The black ink stems from increases in premiums paid by the insured banks and in interest income. In 1980 the combined total was $1.8 billion. Last year that figure amounted to $2.14 billion.

When a bank is in danger of failing, the FDIC must choose whether to close it and pay off the depositors to the limit of their insurance, currently $100,000 per account, or whether to merge it into a sound bank.

In the latter case, the FDIC usually pays the acquiring bank to the extent of the failing bank's losses. It must elect the cheaper alternative. The assistance is split so that the FDIC pays 40 percent, and the banks insured by the FDC pay 60 percent of the aid.

While this is good news for depositors who have never lost a penny, it is bad news for banks. FDIC insurance rates for banks are expected to double. In 1980 banks paid in $952 million to the fund and got an assessment credit of $521 million.

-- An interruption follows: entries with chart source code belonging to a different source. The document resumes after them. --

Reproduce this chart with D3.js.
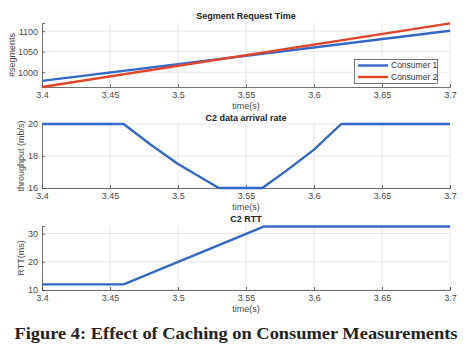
<!DOCTYPE html>
<html><head><meta charset="utf-8">
<script src="https://cdn.jsdelivr.net/npm/d3@7"></script>
<style>body{margin:0;background:#fff}svg{display:block}</style>
</head><body>
<script>
// ---- data ----
const xTicks = [3.4, 3.45, 3.5, 3.55, 3.6, 3.65, 3.7];
const xTickLabels = ["3.4","3.45","3.5","3.55","3.6","3.65","3.7"];
const segTime = [3.4, 3.7];
const consumer1 = [979, 1101];
const consumer2 = [964, 1119];
const segYTicks = [1000, 1050, 1100];
const rateTime = [3.4, 3.46, 3.48, 3.5, 3.53, 3.562, 3.58, 3.6, 3.62, 3.7];
const rateValues = [20, 20, 18.7, 17.5, 16, 16, 17.1, 18.4, 20, 20];
const rateYTicks = [16, 18, 20];
const rttTime = [3.4, 3.46, 3.563, 3.7];
const rttValues = [12, 12, 32.5, 32.5];
const rttYTicks = [10, 20, 30];
const seriesNames = ["Consumer 1", "Consumer 2"];
const colors = ["#3468c6", "#e3452c"];

const W = 475, H = 357;
const svg = d3.select("body").append("svg").attr("width", W).attr("height", H);
const x = d3.scaleLinear().domain([3.4, 3.7]).range([42, 450]);
const font = "Liberation Sans, Arial, sans-serif";

function panel(opt) {
  const y = d3.scaleLinear().domain(opt.domain).range([opt.bottom, opt.top]);
  const g = svg.append("g");
  g.selectAll(".vg").data(xTicks.slice(1)).enter().append("line")
    .attr("x1", d => x(d)).attr("x2", d => x(d))
    .attr("y1", opt.top).attr("y2", opt.bottom)
    .attr("stroke", "#e6e6e6").attr("stroke-width", 1);
  g.selectAll(".hg").data(opt.yTicks).enter().append("line")
    .attr("x1", x.range()[0]).attr("x2", x.range()[1])
    .attr("y1", d => y(d)).attr("y2", d => y(d))
    .attr("stroke", "#e6e6e6").attr("stroke-width", 1);
  const xa = g.append("g").attr("transform", `translate(0,${opt.bottom})`)
    .call(d3.axisBottom(x).tickValues(xTicks).tickFormat((d, i) => xTickLabels[i]).tickSize(-3).tickPadding(5));
  const ya = g.append("g").attr("transform", `translate(${x.range()[0]},0)`)
    .call(d3.axisLeft(y).tickValues(opt.yTicks).tickFormat(d3.format("d")).tickSize(-3).tickPadding(4));
  [xa, ya].forEach(a => {
    a.select(".domain").attr("stroke", "#4d4d4d").attr("stroke-width", 0.8);
    a.selectAll(".tick line").attr("stroke", "#4d4d4d").attr("stroke-width", 0.8);
    a.selectAll("text").attr("fill", "#4a4a4a").attr("font-size", 9).attr("font-family", font);
  });
  g.append("text").attr("x", 246).attr("y", opt.bottom + 22).attr("text-anchor", "middle")
    .attr("font-size", 9).attr("fill", "#4a4a4a").attr("font-family", font).text("time(s)");
  g.append("text").attr("transform", `translate(${opt.ylx},${(opt.top + opt.bottom) / 2}) rotate(-90)`)
    .attr("text-anchor", "middle").attr("dy", "0.35em")
    .attr("font-size", 9).attr("fill", "#4a4a4a").attr("font-family", font).text(opt.ylabel);
  g.append("text").attr("x", 246).attr("y", opt.titleY).attr("text-anchor", "middle").attr("dy", "0.35em")
    .attr("font-size", 9).attr("font-weight", "bold").attr("fill", "#222").attr("font-family", font).text(opt.title);
  const line = d3.line().x(d => x(d[0])).y(d => y(d[1]));
  opt.series.forEach(s => {
    g.append("path").datum(s.t.map((t, k) => [t, s.v[k]]))
      .attr("d", line).attr("fill", "none").attr("stroke", s.color)
      .attr("stroke-width", 2.4).attr("stroke-linejoin", "round");
  });
  return g;
}

panel({top: 23, bottom: 87, domain: [964, 1120], yTicks: segYTicks, ylabel: "#segments", ylx: 12,
  title: "Segment Request Time", titleY: 16,
  series: [{t: segTime, v: consumer1, color: colors[0]}, {t: segTime, v: consumer2, color: colors[1]}]});
panel({top: 124, bottom: 188, domain: [16, 20], yTicks: rateYTicks, ylabel: "throughput (mb/s)", ylx: 21,
  title: "C2 data arrival rate", titleY: 118,
  series: [{t: rateTime, v: rateValues, color: colors[0]}]});
panel({top: 226, bottom: 290, domain: [10, 32.7], yTicks: rttYTicks, ylabel: "RTT(ms)", ylx: 21,
  title: "C2 RTT", titleY: 219,
  series: [{t: rttTime, v: rttValues, color: colors[0]}]});

const lg = svg.append("g");
lg.append("rect").attr("x", 354.5).attr("y", 59.5).attr("width", 83).attr("height", 24)
  .attr("fill", "#fff").attr("stroke", "#555").attr("stroke-width", 0.8);
seriesNames.forEach((n, i) => {
  const yy = 65.5 + i * 11.5;
  lg.append("line").attr("x1", 358).attr("x2", 388).attr("y1", yy).attr("y2", yy)
    .attr("stroke", colors[i]).attr("stroke-width", 2.4);
  lg.append("text").attr("x", 391).attr("y", yy).attr("dy", "0.35em")
    .attr("font-size", 8.5).attr("fill", "#333").attr("font-family", font).text(n);
});

svg.append("text").attr("x", 236).attr("y", 339).attr("text-anchor", "middle")
  .attr("font-family", "Liberation Serif, DejaVu Serif, serif").attr("font-weight", "bold")
  .attr("font-size", 17).attr("fill", "#222").attr("textLength", 443).attr("lengthAdjust", "spacingAndGlyphs")
  .text("Figure 4: Effect of Caching on Consumer Measurements");
</script>
</body></html>
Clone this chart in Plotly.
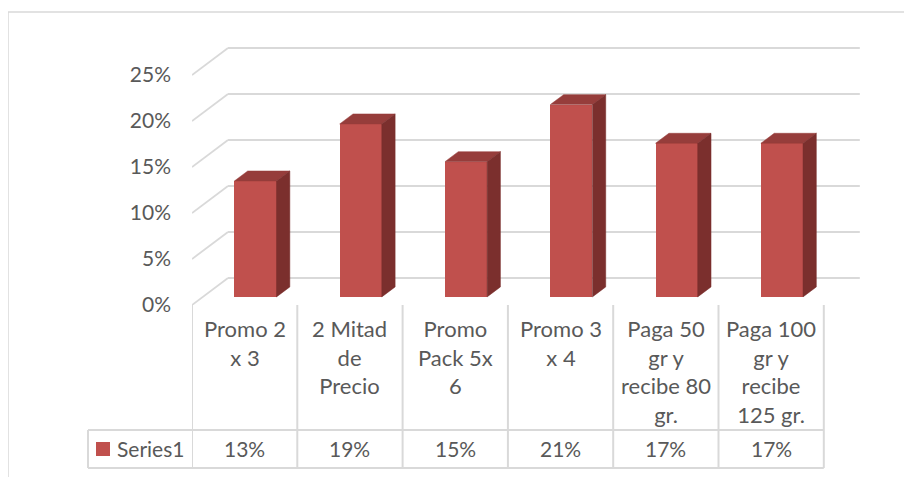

Last year they paid $1.04 billion in gross assessments, but received a credit of only $124 million. Banks paid premiums at the rate of one twenty-seventh of one percent of deposits last year. Next July the assessment will be raised to one fourteenth of one percent.

Sprague told the audience, "As banks grow larger, those that fail are larger, too. The 10 largest occurred in the past 10 years, four of them in the past 10 weeks."

The three New York City savings banks that made 1981 the most expensive year in FDIC history were Greenwich, Central and Union Dime which had combined assets of $4.8 billion before they were merged out of existence.

The new year was scarcely two weeks old when the first assisted merger was announced: $1 billion-asset Western Savings Bank of Buffalo, N.Y., was acquired by $4.5 billion-asset Buffalo Savings Bank at a cost to the FDIC of $30 million. "There may well be more," Sprague warned.

For the past two years the FDIC has advocated passage of emergency legislation to give government regulators expanded powers to deal with failing banks. Widening the number of potential merger partners would help reduce the cost to the FDIC, banks and eventually the national debt, Sprague explained.

The House passed such a bill last year but the Reagan administration and the Senate Banking Committee have held out for more comprehensive, longer range reform of banking laws.